Jennifer: I do like my Whiskey straight and Watershed's a lovely Whiskey to have. I love Whiskey cocktails with a really good Whiskey-based spirit.
We worked with a girl who's based down in Cork and makes her own syrups out of flowers, and so she does rose petal syrups, dahlia cordials and marigold syrups. And then she uses the edible flowers to garnish the cocktails. So we did a Tipperary Rose cocktail which had Tipperary Watershed Whiskey, a deep rose petal syrup and Langs, and it was garnished with blueberries and a sprig of chocolate mint.
What food pairs best with it?Jennifer: Watershed is fantastic with goat cheese. All those honey flavors contrast really nicely with the goat cheese’s texture and it just cuts through the soft thickness of the cheese. The slightly sharper but light texture of the Whiskey cuts through that and it just contrasts and compliments really, really well.
Watershed paired with smoked salmon from Cork was amazing. Really simple, really basic. But it’s the same kind of concept as the goat cheese. Do you know how the texture of salmon is quite thick in your mouth? You have to bite through it—but Watershed is just a light spirit that cuts straight through that and it's just fantastic.

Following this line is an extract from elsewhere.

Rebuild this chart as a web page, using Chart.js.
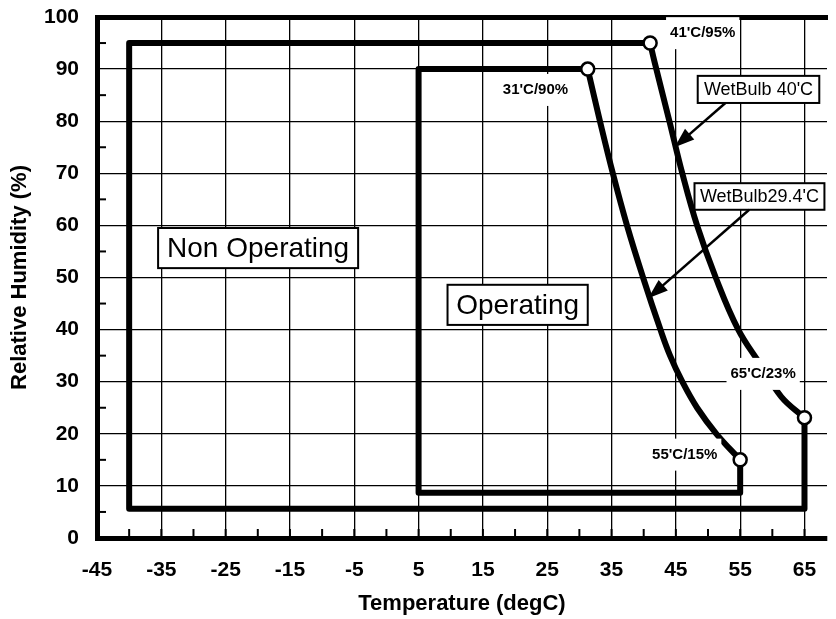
<!DOCTYPE html>
<html>
<head>
<meta charset="utf-8">
<script src="https://cdn.jsdelivr.net/npm/chart.js@4.4.1/dist/chart.umd.min.js"></script>
<style>
  html, body { margin: 0; padding: 0; background: #fff; }
  #wrap { width: 836px; height: 619px; }
</style>
</head>
<body>
<div id="wrap"><canvas id="envChart" width="836" height="619"></canvas></div>
<script>
/* ================================
   Data
   ================================ */
const xTicks = [-45, -35, -25, -15, -5, 5, 15, 25, 35, 45, 55, 65];
const xMinorTicks = [-40, -30, -20, -10, 0, 10, 20, 30, 40, 50, 60];
const yMinorTicks = [5, 15, 25, 35, 45, 55, 65, 75, 85, 95];

// non operating envelope (open polyline, the wet bulb curve closes it)
const nonOpTemp = [41, -40, -40, 65, 65];
const nonOpRH = [95, 95, 5.6, 5.6, 23.1];
const wetBulb40Temp = [41, 41.7, 44, 46, 48.3, 51.2, 54.7, 58.1, 61.4, 65];
const wetBulb40RH = [95, 91.3, 80, 70, 60, 50, 40, 33.4, 27.1, 23.1];

// operating envelope
const opTemp = [31.3, 5, 5, 55, 55];
const opRH = [90, 90, 8.7, 8.7, 15];
const wetBulb294Temp = [31.3, 33.2, 35.2, 37.4, 39.9, 42.6, 44.1, 46.0, 48.3, 51.3, 55];
const wetBulb294RH = [90, 80, 70, 60, 50, 40, 35, 30, 25, 20, 15];

// marked corners
const cornerTemp = [41, 31.3, 55, 65];
const cornerRH = [95, 90, 15, 23.1];

const toPoints = (xs, ys) => xs.map((x, i) => ({ x, y: ys[i] }));

/* ================================
   Labels / arrows plugin
   ================================ */
const notes = {
  id: "notes",
  afterDatasetsDraw(chart) {
    const { ctx, scales } = chart;
    const px = v => scales.x.getPixelForValue(v);
    const py = v => scales.y.getPixelForValue(v);
    ctx.save();

    // minor tick marks inside the axes
    ctx.strokeStyle = "#000";
    ctx.lineWidth = 2;
    const bottom = chart.chartArea.bottom, left = chart.chartArea.left;
    xMinorTicks.concat(xTicks).forEach(v => {
      ctx.beginPath();
      ctx.moveTo(px(v), bottom);
      ctx.lineTo(px(v), bottom - 9);
      ctx.stroke();
    });
    yMinorTicks.forEach(v => {
      ctx.beginPath();
      ctx.moveTo(left, py(v));
      ctx.lineTo(left + 9, py(v));
      ctx.stroke();
    });

    // small corner labels (white background hides lines behind them)
    const small = [
      { t: "41'C/95%", x: 44.1, y: 96.9 },
      { t: "31'C/90%", x: 18.1, y: 86 },
      { t: "65'C/23%", x: 53.5, y: 31.5 },
      { t: "55'C/15%", x: 41.3, y: 16 }
    ];
    ctx.font = "bold 15px 'Liberation Sans', Arial, sans-serif";
    ctx.textBaseline = "middle";
    ctx.textAlign = "left";
    small.forEach(s => {
      const w = ctx.measureText(s.t).width;
      ctx.fillStyle = "#fff";
      ctx.fillRect(px(s.x) - 4, py(s.y) - 16, w + 8, 32);
      ctx.fillStyle = "#000";
      ctx.fillText(s.t, px(s.x), py(s.y));
    });

    // boxed labels
    const boxes = [
      { t: "Non Operating", x0: -35.5, x1: -4.4, y0: 59.5, y1: 51.8, size: 28 },
      { t: "Operating", x0: 9.5, x1: 31.3, y0: 48.6, y1: 40.9, size: 28 },
      { t: "WetBulb 40'C", x0: 48.4, x1: 67.3, y0: 88.7, y1: 83.5, size: 18 },
      { t: "WetBulb29.4'C", x0: 47.9, x1: 68.1, y0: 68.1, y1: 63, size: 18 }
    ];
    boxes.forEach(b => {
      const x0 = px(b.x0), x1 = px(b.x1), y0 = py(b.y0), y1 = py(b.y1);
      ctx.fillStyle = "#fff";
      ctx.fillRect(x0, y0, x1 - x0, y1 - y0);
      ctx.strokeStyle = "#000";
      ctx.lineWidth = 2;
      ctx.strokeRect(x0, y0, x1 - x0, y1 - y0);
      ctx.fillStyle = "#000";
      ctx.font = b.size + "px 'Liberation Sans', Arial, sans-serif";
      ctx.textAlign = "center";
      ctx.fillText(b.t, (x0 + x1) / 2, (y0 + y1) / 2 + 1);
    });

    // arrows from boxes to curves
    const arrows = [
      { x0: 52.7, y0: 83.5, x1: 44.8, y1: 75 },
      { x0: 56.4, y0: 63, x1: 40.7, y1: 46 }
    ];
    arrows.forEach(a => {
      const ax = px(a.x0), ay = py(a.y0), bx = px(a.x1), by = py(a.y1);
      const ang = Math.atan2(by - ay, bx - ax);
      const c = Math.cos(ang), s = Math.sin(ang);
      ctx.strokeStyle = "#000";
      ctx.lineWidth = 2.5;
      ctx.beginPath();
      ctx.moveTo(ax, ay);
      ctx.lineTo(bx - 12 * c, by - 12 * s);
      ctx.stroke();
      ctx.fillStyle = "#000";
      ctx.beginPath();
      ctx.moveTo(bx, by);
      ctx.lineTo(bx - 20 * c + 7 * s, by - 20 * s - 7 * c);
      ctx.lineTo(bx - 20 * c - 7 * s, by - 20 * s + 7 * c);
      ctx.closePath();
      ctx.fill();
    });
    ctx.restore();
  }
};

/* ================================
   Chart
   ================================ */
const lineSet = (data, extra) => Object.assign({
  data,
  showLine: true,
  borderColor: "#000",
  borderWidth: 6,
  pointRadius: 0,
  fill: false,
  tension: 0,
  order: 2
}, extra);

const tickFont = { family: "'Liberation Sans', Arial, sans-serif", size: 21, weight: "bold" };
const titleFont = { family: "'Liberation Sans', Arial, sans-serif", size: 22, weight: "bold" };

new Chart(document.getElementById("envChart"), {
  type: "scatter",
  data: {
    datasets: [
      lineSet(toPoints(nonOpTemp, nonOpRH), { borderJoinStyle: "round" }),
      lineSet(toPoints(wetBulb40Temp, wetBulb40RH), { tension: 0.4 }),
      lineSet(toPoints(opTemp, opRH), { borderJoinStyle: "round" }),
      lineSet(toPoints(wetBulb294Temp, wetBulb294RH), { tension: 0.4 }),
      {
        data: toPoints(cornerTemp, cornerRH),
        showLine: false,
        pointRadius: 6.5,
        pointBackgroundColor: "#fff",
        pointBorderColor: "#000",
        pointBorderWidth: 2.5,
        order: 0
      }
    ]
  },
  options: {
    responsive: false,
    animation: false,
    layout: { padding: { top: 17, right: 0, left: 0, bottom: 0 } },
    plugins: { legend: { display: false }, tooltip: { enabled: false } },
    scales: {
      x: {
        type: "linear",
        min: -45,
        max: 68.5,
        afterBuildTicks: s => { s.ticks = xTicks.map(v => ({ value: v })); },
        afterFit: s => { s.height = 81; s.paddingLeft = 0; s.paddingRight = 0; },
        ticks: { color: "#000", font: tickFont, padding: 20, maxRotation: 0 },
        grid: { color: "#000", lineWidth: 1.3, drawTicks: false },
        border: { color: "#000", width: 5 },
        title: { display: true, text: "Temperature (degC)", color: "#000", font: titleFont, padding: { top: 0, bottom: 2 } }
      },
      xTop: {
        type: "linear",
        position: "top",
        min: -45,
        max: 68.5,
        afterFit: s => { s.height = 0; s.paddingLeft = 0; s.paddingRight = 0; },
        ticks: { display: false },
        grid: { drawOnChartArea: false, drawTicks: false },
        border: { color: "#000", width: 5 }
      },
      y: {
        min: 0,
        max: 100,
        afterFit: s => { s.width = 97; s.paddingTop = 0; s.paddingBottom = 0; },
        ticks: { stepSize: 10, color: "#000", font: tickFont, padding: 18 },
        grid: { color: "#000", lineWidth: 1.3, drawTicks: false },
        border: { color: "#000", width: 5 },
        title: { display: true, text: "Relative Humidity (%)", color: "#000", font: titleFont, padding: { top: 7, bottom: 0 } }
      }
    }
  },
  plugins: [notes]
});
</script>
</body>
</html>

What does the future hold for Tipperary?Jennifer: I suppose it's always about growth—making sure that we're growing in the markets that we're already in and that we're getting into new markets. We're maturing on the farm now. We should be distilling by the end of the year. Once we have that process in place, we're gonna have to have a much bigger focus on making sure that everyone knows about us. That everyone knows about our story.
We want to get out into new markets, as well. So we're in the States and we've got a decent presence in Germany and Austria—European countries that are closer to us. But I was out this year, traveling to Russia, Singapore, Tokyo, and Seoul, in Korea. So it's about constant traveling and trying to get out there and talk to people all the time, as well as pushing for production to be on the farm.